--- Start of ENTRIES PROVIDED ---
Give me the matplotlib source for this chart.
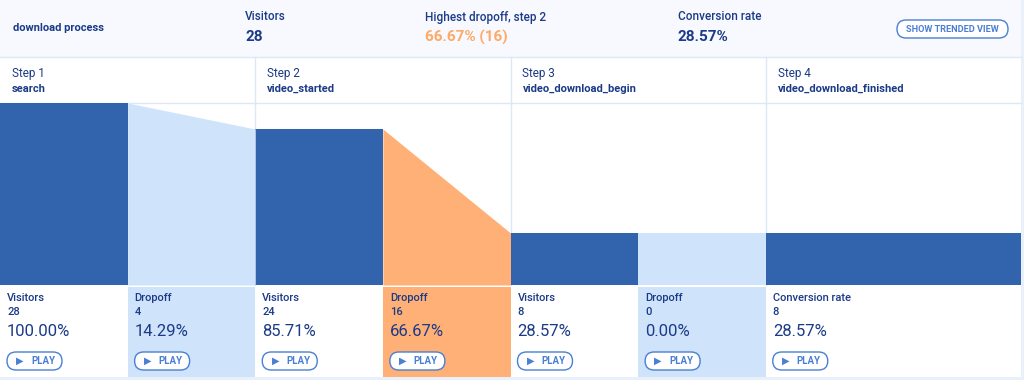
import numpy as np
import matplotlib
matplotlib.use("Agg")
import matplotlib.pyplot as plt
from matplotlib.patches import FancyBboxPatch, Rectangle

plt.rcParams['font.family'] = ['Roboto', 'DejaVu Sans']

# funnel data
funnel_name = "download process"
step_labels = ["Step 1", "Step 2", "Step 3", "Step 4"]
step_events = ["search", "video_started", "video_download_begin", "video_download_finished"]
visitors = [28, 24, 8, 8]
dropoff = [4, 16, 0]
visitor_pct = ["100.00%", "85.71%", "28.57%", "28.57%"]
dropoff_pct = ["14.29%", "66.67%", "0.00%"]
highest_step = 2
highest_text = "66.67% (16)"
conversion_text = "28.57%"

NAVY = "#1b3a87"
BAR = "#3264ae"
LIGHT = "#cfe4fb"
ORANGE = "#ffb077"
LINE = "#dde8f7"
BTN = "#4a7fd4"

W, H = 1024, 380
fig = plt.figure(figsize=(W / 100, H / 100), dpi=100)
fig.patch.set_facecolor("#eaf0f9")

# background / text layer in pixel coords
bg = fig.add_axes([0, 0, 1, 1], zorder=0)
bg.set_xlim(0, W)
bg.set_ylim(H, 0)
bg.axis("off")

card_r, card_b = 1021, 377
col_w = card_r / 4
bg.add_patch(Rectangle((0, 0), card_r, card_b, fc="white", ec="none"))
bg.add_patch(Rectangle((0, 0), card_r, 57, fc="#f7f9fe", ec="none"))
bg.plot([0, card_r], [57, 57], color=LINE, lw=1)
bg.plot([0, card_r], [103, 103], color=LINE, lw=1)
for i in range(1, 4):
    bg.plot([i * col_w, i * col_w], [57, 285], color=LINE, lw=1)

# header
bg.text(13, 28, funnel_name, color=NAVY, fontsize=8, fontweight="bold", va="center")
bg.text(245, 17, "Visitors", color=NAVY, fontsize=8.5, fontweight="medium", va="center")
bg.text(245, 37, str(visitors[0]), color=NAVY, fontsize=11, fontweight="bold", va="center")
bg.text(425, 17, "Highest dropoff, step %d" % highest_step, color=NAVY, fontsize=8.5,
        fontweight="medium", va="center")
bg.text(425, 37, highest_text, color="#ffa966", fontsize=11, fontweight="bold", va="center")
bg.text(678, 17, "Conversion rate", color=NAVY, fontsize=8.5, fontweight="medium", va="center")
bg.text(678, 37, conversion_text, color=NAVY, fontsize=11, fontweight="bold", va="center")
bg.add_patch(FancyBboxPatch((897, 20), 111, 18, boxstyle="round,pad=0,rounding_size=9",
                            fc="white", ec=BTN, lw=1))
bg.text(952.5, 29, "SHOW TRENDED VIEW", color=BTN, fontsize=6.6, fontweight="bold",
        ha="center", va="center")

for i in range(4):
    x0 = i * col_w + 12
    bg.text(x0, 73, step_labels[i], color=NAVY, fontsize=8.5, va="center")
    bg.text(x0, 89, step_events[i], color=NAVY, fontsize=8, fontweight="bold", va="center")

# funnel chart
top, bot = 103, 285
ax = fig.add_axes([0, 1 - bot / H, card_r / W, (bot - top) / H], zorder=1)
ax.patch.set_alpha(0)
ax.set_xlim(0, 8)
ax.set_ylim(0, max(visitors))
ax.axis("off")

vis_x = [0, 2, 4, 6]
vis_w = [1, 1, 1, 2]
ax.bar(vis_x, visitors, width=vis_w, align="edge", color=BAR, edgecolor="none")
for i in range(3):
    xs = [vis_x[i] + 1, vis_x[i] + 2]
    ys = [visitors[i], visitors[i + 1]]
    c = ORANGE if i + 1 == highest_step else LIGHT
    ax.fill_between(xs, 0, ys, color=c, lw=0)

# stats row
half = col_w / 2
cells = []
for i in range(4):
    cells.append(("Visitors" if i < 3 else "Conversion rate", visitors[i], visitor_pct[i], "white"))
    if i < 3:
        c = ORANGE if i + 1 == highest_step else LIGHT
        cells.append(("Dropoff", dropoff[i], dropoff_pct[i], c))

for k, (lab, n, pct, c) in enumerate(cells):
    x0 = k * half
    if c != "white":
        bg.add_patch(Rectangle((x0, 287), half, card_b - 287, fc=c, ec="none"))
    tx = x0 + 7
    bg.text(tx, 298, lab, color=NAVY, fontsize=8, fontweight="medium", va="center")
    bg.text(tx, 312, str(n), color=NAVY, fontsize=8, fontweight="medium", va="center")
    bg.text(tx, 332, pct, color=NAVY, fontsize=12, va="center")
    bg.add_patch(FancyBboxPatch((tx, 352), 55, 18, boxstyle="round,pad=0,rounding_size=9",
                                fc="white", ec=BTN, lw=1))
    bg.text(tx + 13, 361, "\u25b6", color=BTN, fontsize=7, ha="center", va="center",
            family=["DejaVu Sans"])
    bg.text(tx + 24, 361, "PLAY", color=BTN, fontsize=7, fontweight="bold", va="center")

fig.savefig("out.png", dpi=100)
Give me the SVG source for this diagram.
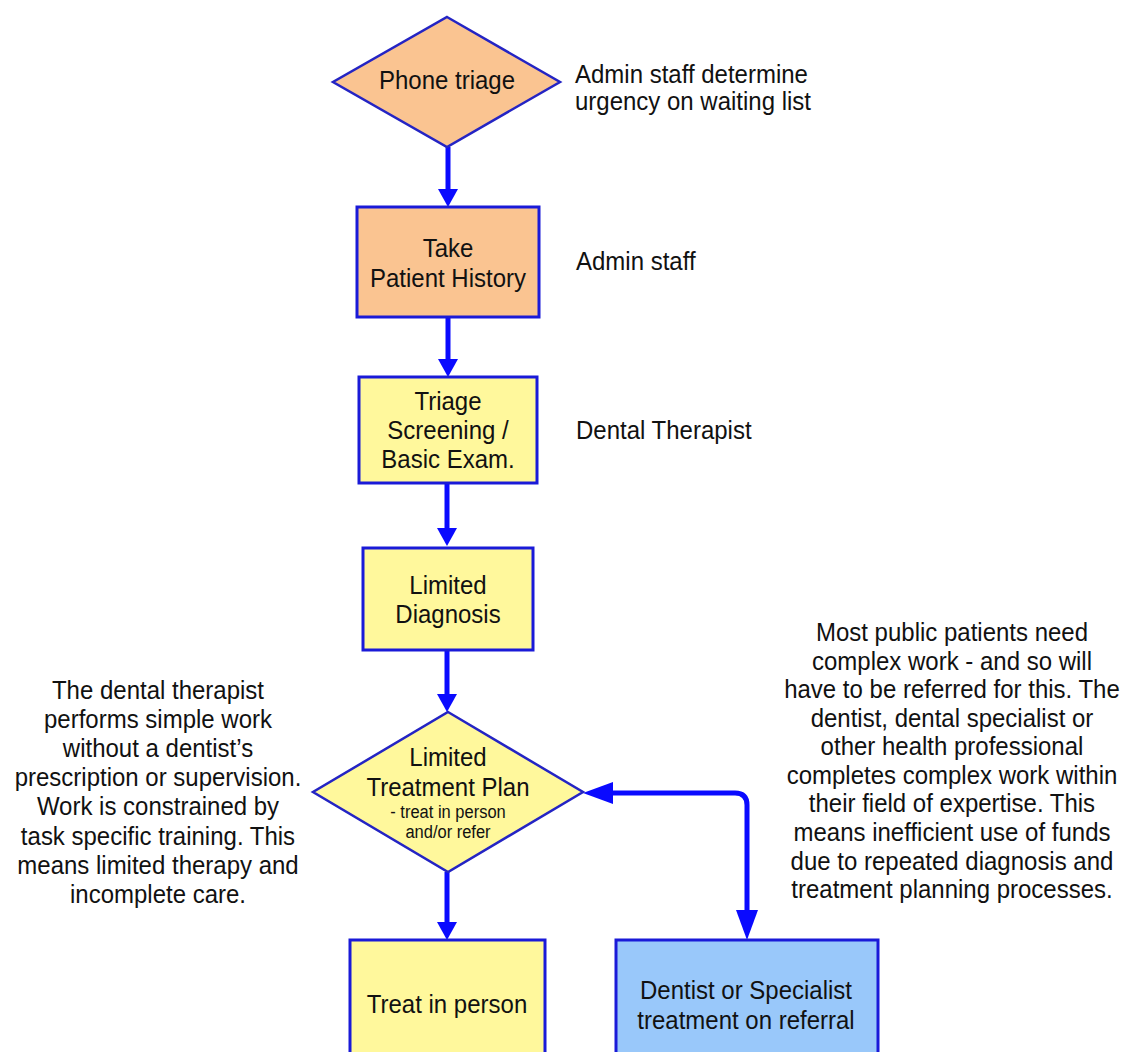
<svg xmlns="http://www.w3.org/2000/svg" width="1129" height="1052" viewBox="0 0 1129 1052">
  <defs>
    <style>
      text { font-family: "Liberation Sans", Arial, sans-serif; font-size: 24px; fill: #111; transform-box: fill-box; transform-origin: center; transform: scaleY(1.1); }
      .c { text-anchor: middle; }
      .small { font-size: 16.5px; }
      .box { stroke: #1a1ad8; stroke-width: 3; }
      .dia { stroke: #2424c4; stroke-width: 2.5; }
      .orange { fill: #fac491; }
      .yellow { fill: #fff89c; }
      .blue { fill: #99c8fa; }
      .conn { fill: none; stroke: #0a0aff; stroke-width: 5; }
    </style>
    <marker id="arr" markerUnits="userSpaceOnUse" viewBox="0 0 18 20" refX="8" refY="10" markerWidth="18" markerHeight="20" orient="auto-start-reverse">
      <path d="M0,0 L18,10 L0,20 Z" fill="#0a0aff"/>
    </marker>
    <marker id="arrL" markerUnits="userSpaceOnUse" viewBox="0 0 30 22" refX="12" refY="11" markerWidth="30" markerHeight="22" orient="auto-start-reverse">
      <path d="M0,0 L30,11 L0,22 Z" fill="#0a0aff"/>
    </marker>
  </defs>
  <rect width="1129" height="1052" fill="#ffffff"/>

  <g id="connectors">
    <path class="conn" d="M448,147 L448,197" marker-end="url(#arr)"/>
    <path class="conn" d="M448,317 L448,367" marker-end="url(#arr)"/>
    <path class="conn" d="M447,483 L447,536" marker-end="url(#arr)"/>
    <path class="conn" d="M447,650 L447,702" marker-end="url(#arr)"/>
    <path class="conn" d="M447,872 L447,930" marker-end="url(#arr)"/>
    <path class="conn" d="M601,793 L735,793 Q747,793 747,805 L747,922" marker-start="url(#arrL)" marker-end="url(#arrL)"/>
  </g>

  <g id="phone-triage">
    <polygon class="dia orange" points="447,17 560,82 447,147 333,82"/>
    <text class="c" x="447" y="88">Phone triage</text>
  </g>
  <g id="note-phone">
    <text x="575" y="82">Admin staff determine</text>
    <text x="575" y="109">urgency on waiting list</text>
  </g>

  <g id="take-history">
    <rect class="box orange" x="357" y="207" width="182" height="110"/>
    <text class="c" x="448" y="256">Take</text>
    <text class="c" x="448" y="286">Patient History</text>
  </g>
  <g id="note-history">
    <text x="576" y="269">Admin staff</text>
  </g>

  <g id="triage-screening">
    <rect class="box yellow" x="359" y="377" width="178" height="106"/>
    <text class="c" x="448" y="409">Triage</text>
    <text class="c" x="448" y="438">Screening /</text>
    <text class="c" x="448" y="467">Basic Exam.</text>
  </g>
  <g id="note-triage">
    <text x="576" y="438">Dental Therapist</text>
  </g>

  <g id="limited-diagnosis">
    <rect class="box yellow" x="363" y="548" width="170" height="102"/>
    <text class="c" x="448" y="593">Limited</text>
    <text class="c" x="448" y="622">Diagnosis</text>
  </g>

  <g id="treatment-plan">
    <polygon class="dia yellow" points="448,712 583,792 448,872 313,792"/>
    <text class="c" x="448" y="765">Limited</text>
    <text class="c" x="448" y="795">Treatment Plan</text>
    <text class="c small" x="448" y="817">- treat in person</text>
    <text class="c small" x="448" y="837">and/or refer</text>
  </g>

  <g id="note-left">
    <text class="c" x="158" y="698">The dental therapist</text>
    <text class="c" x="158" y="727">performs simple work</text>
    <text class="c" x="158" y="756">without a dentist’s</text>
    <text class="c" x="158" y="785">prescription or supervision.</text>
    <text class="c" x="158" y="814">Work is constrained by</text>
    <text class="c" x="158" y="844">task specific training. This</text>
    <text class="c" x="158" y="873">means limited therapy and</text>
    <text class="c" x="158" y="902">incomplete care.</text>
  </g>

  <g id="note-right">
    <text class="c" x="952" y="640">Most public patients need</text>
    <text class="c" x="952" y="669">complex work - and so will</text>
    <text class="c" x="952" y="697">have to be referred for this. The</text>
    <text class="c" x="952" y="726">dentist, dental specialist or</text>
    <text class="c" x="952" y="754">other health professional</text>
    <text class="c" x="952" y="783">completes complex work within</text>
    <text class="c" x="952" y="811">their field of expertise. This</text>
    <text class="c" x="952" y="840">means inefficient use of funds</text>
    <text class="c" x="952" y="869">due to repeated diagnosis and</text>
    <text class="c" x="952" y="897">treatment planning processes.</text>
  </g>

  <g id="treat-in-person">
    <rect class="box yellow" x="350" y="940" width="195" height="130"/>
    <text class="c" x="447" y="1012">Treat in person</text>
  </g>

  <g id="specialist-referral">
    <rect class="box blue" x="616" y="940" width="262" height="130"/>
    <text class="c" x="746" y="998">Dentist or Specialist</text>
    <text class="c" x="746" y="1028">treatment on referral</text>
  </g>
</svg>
--- End of ENTRIES PROVIDED ---
WHAT THE TASK ASKS: Give nothing but the number of lines containing the string "source".

TASK ANSWER: 2